• **AIM OF THE EXERCISE**
Give nothing except the number of lines containing the word "with".

%%

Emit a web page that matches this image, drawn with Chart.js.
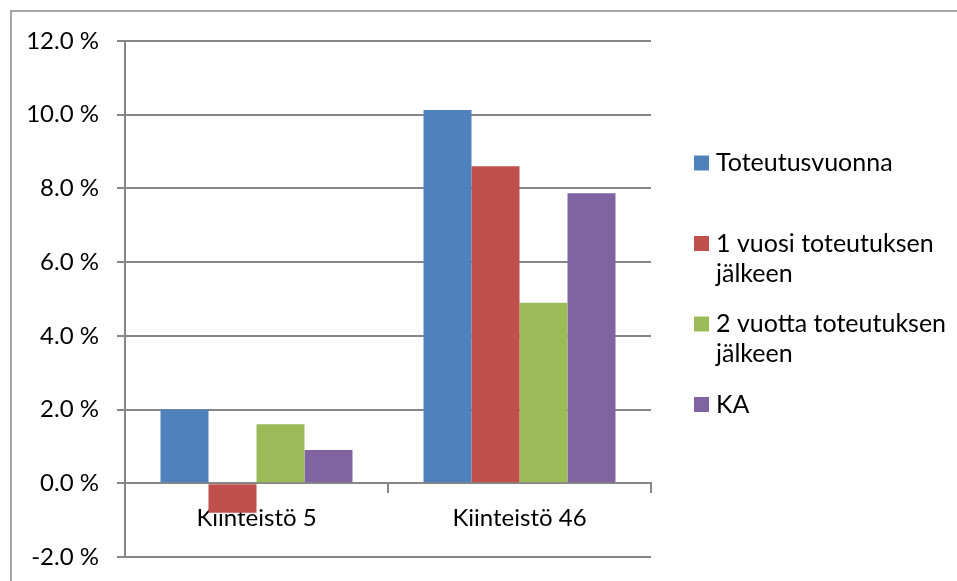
<!DOCTYPE html>
<html><head><meta charset="utf-8">
<script src="https://cdn.jsdelivr.net/npm/chart.js@4.4.1/dist/chart.umd.min.js"></script>
<style>html,body{margin:0;padding:0;background:#fff;}#wrap{width:957px;height:581px;}</style>
</head><body><div id="wrap"><canvas id="c" width="957" height="581"></canvas></div>
<script>
const categories = ['Kiinteistö 5', 'Kiinteistö 46'];
const seriesLabels = ['Toteutusvuonna', '1 vuosi toteutuksen jälkeen', '2 vuotta toteutuksen jälkeen', 'KA'];
const toteutusvuonna = [2.0, 10.13];
const vuosi1 = [-0.8, 8.6];
const vuotta2 = [1.6, 4.9];
const ka = [0.9, 7.87];
const seriesColors = ['#4F81BD', '#C0504D', '#9BBB59', '#8064A2'];
const yMin = -2, yMax = 12, yStep = 2;

const FONT = 'Lato';
const FS = 24;
const LFS = 25;
const gridColor = '#868686';

const seriesValues = [toteutusvuonna, vuosi1, vuotta2, ka];

const framePlugin = {
  id: 'frame',
  beforeDraw(chart) {
    const ctx = chart.ctx;
    ctx.save();
    ctx.fillStyle = '#fff';
    ctx.fillRect(0, 0, chart.width, chart.height);
    ctx.strokeStyle = '#a6a6a6';
    ctx.lineWidth = 2;
    ctx.strokeRect(11, 11, chart.width + 20, chart.height + 20);
    ctx.restore();
  }
};

const legendPlugin = {
  id: 'customLegend',
  afterDraw(chart) {
    const ctx = chart.ctx;
    ctx.save();
    ctx.font = LFS + 'px ' + FONT;
    ctx.textBaseline = 'middle';
    const boxX = 694, boxSize = 15, textX = 716, maxW = 238;
    const startY = 163, itemStep = 80.5, lineH = 30;
    chart.data.datasets.forEach((ds, i) => {
      const cy = startY + i * itemStep;
      ctx.fillStyle = ds.backgroundColor;
      ctx.fillRect(boxX, cy - boxSize / 2, boxSize, boxSize);
      const words = ds.label.split(' ');
      const lines = [];
      let cur = '';
      words.forEach(w => {
        const t = cur ? cur + ' ' + w : w;
        if (ctx.measureText(t).width > maxW && cur) { lines.push(cur); cur = w; }
        else cur = t;
      });
      if (cur) lines.push(cur);
      ctx.fillStyle = '#000';
      lines.forEach((ln, j) => ctx.fillText(ln, textX, cy + j * lineH));
    });
    ctx.restore();
  }
};

new Chart(document.getElementById('c'), {
  type: 'bar',
  data: {
    labels: categories,
    datasets: seriesLabels.map((lab, i) => ({
      label: lab,
      data: seriesValues[i],
      backgroundColor: seriesColors[i],
      borderWidth: 0,
      barPercentage: 1.0,
      categoryPercentage: 0.73
    }))
  },
  options: {
    responsive: false,
    devicePixelRatio: 1,
    animation: false,
    layout: { padding: { top: 41, right: 306, bottom: 24, left: 0 } },
    plugins: { legend: { display: false }, tooltip: { enabled: false } },
    scales: {
      x: {
        type: 'category',
        position: { y: 0 },
        offset: true,
        afterFit(scale) { scale.height = 0; scale.paddingLeft = 0; scale.paddingRight = 0; },
        grid: { display: true, offset: true, drawOnChartArea: false, drawTicks: true, tickLength: 9, color: gridColor, lineWidth: 2 },
        border: { display: true, color: gridColor, width: 2 },
        ticks: { font: { family: FONT, size: FS }, color: '#000', padding: 12, maxRotation: 0 }
      },
      y: {
        min: yMin, max: yMax,
        afterFit(scale) { scale.width = 125; scale.paddingTop = 0; scale.paddingBottom = 0; },
        grid: { color: gridColor, lineWidth: 2, tickLength: 8 },
        border: { display: true, color: gridColor, width: 2 },
        ticks: {
          stepSize: yStep,
          font: { family: FONT, size: FS },
          color: '#000',
          padding: 18,
          callback: v => v.toFixed(1) + ' %'
        }
      }
    }
  },
  plugins: [framePlugin, legendPlugin]
});
</script>
</body></html>
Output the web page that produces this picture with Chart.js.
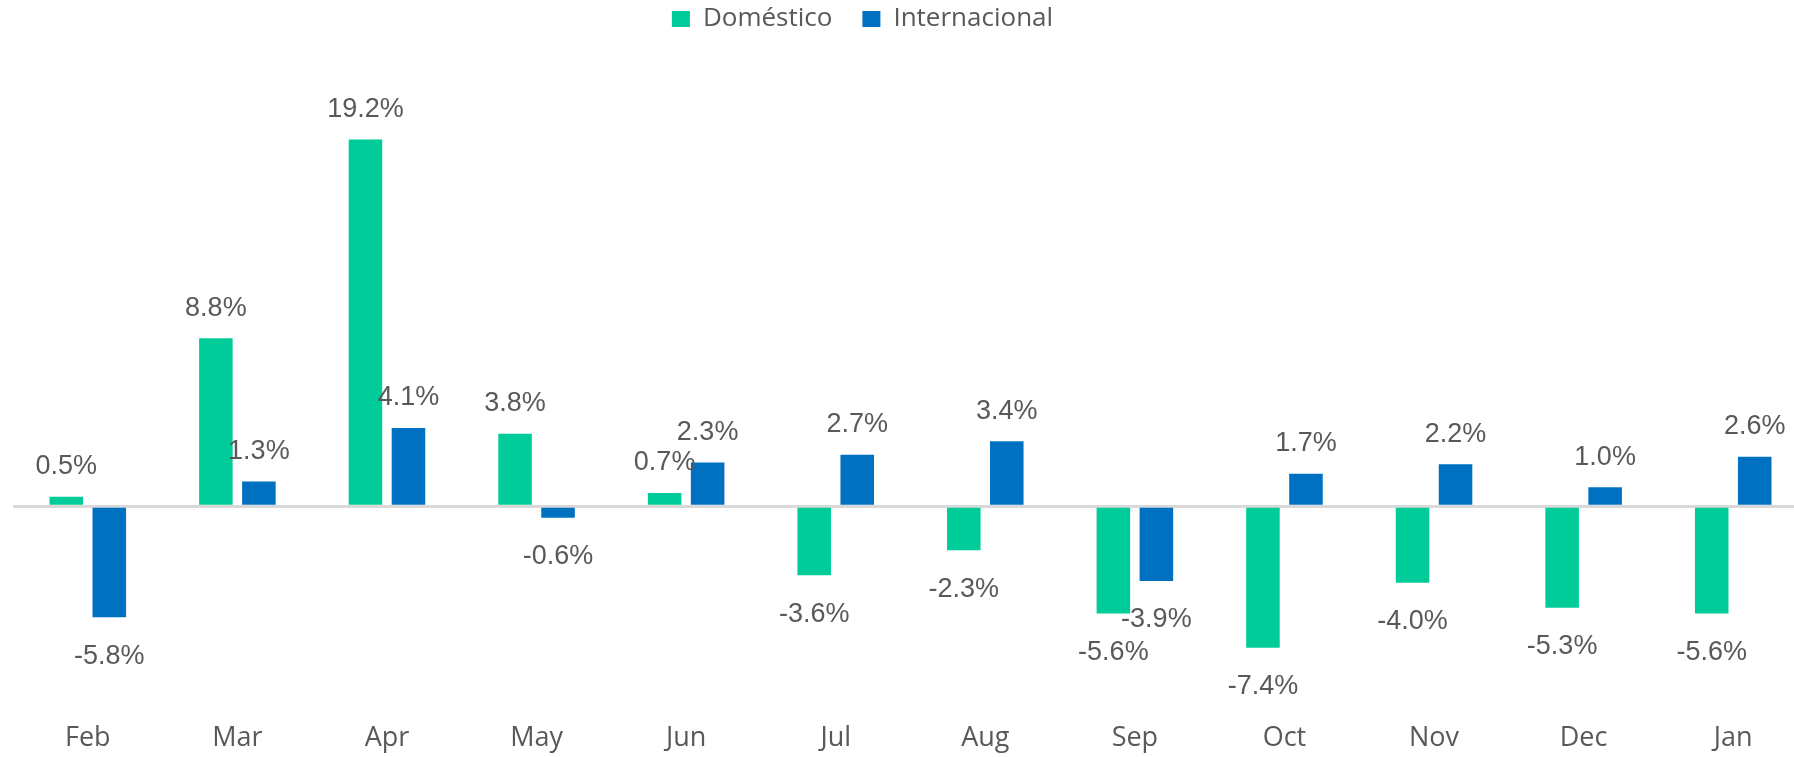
<!DOCTYPE html>
<html>
<head>
<meta charset="utf-8">
<script src="https://cdn.jsdelivr.net/npm/chart.js@4/dist/chart.umd.min.js"></script>
<style>
  html, body { margin: 0; padding: 0; background: #fff; overflow: hidden; }
  #wrap { width: 1808px; height: 757px; }
</style>
</head>
<body>
<div id="wrap"><canvas id="growthChart" width="1808" height="757"></canvas></div>
<script>
// Monthly variation, %
const months = ['Feb', 'Mar', 'Apr', 'May', 'Jun', 'Jul', 'Aug', 'Sep', 'Oct', 'Nov', 'Dec', 'Jan'];
const domestico = [0.5, 8.8, 19.2, 3.8, 0.7, -3.6, -2.3, -5.6, -7.4, -4.0, -5.3, -5.6];
const internacional = [-5.8, 1.3, 4.1, -0.6, 2.3, 2.7, 3.4, -3.9, 1.7, 2.2, 1.0, 2.6];

const GREY = '#595959';

// Value labels at the outer end of every bar
const valueLabels = {
  id: 'valueLabels',
  afterDatasetsDraw(chart) {
    const ctx = chart.ctx;
    ctx.save();
    ctx.font = '27px "Liberation Sans", Arial, sans-serif';
    ctx.fillStyle = GREY;
    ctx.textAlign = 'center';
    ctx.textBaseline = 'middle';
    chart.data.datasets.forEach((ds, di) => {
      const meta = chart.getDatasetMeta(di);
      meta.data.forEach((bar, i) => {
        const v = ds.data[i];
        const y = v >= 0 ? bar.y - 30 : bar.y + 39;
        ctx.fillText(v.toFixed(1) + '%', bar.x, y);
      });
    });
    ctx.restore();
  }
};

// Move the legend up and a little to the left, like the original
const legendNudge = {
  id: 'legendNudge',
  afterLayout(chart) {
    const lg = chart.legend;
    lg.left -= 48; lg.right -= 48;
    lg.top -= 24; lg.bottom -= 24;
  }
};

new Chart(document.getElementById('growthChart'), {
  type: 'bar',
  data: {
    labels: months,
    datasets: [
      {
        label: 'Doméstico',
        data: domestico,
        backgroundColor: '#00CC99',
        categoryPercentage: 0.575,
        barPercentage: 0.78
      },
      {
        label: 'Internacional',
        data: internacional,
        backgroundColor: '#0070C0',
        categoryPercentage: 0.575,
        barPercentage: 0.78
      }
    ]
  },
  options: {
    responsive: false,
    animation: false,
    layout: { padding: { left: 13, right: 0, top: 0, bottom: 0 } },
    plugins: {
      legend: {
        position: 'top',
        labels: {
          boxWidth: 18,
          boxHeight: 16,
          padding: 30,
          color: GREY,
          font: { family: '"Open Sans", sans-serif', size: 26 }
        }
      },
      tooltip: { enabled: false }
    },
    scales: {
      x: {
        grid: { display: false, drawTicks: false },
        border: { display: false },
        ticks: {
          color: GREY,
          padding: 2,
          font: { family: '"Open Sans", sans-serif', size: 27 }
        }
      },
      y: {
        min: -11.21,
        max: 23.04,
        ticks: { display: false, stepSize: 5 },
        border: { display: false },
        grid: {
          drawTicks: false,
          lineWidth: 3,
          color: ctx => (ctx.tick && ctx.tick.value === 0 ? '#D9D9D9' : 'rgba(0,0,0,0)')
        }
      }
    }
  },
  plugins: [valueLabels, legendNudge]
});
</script>
</body>
</html>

%%

• **RESULT OF THIS EXERCISE**
2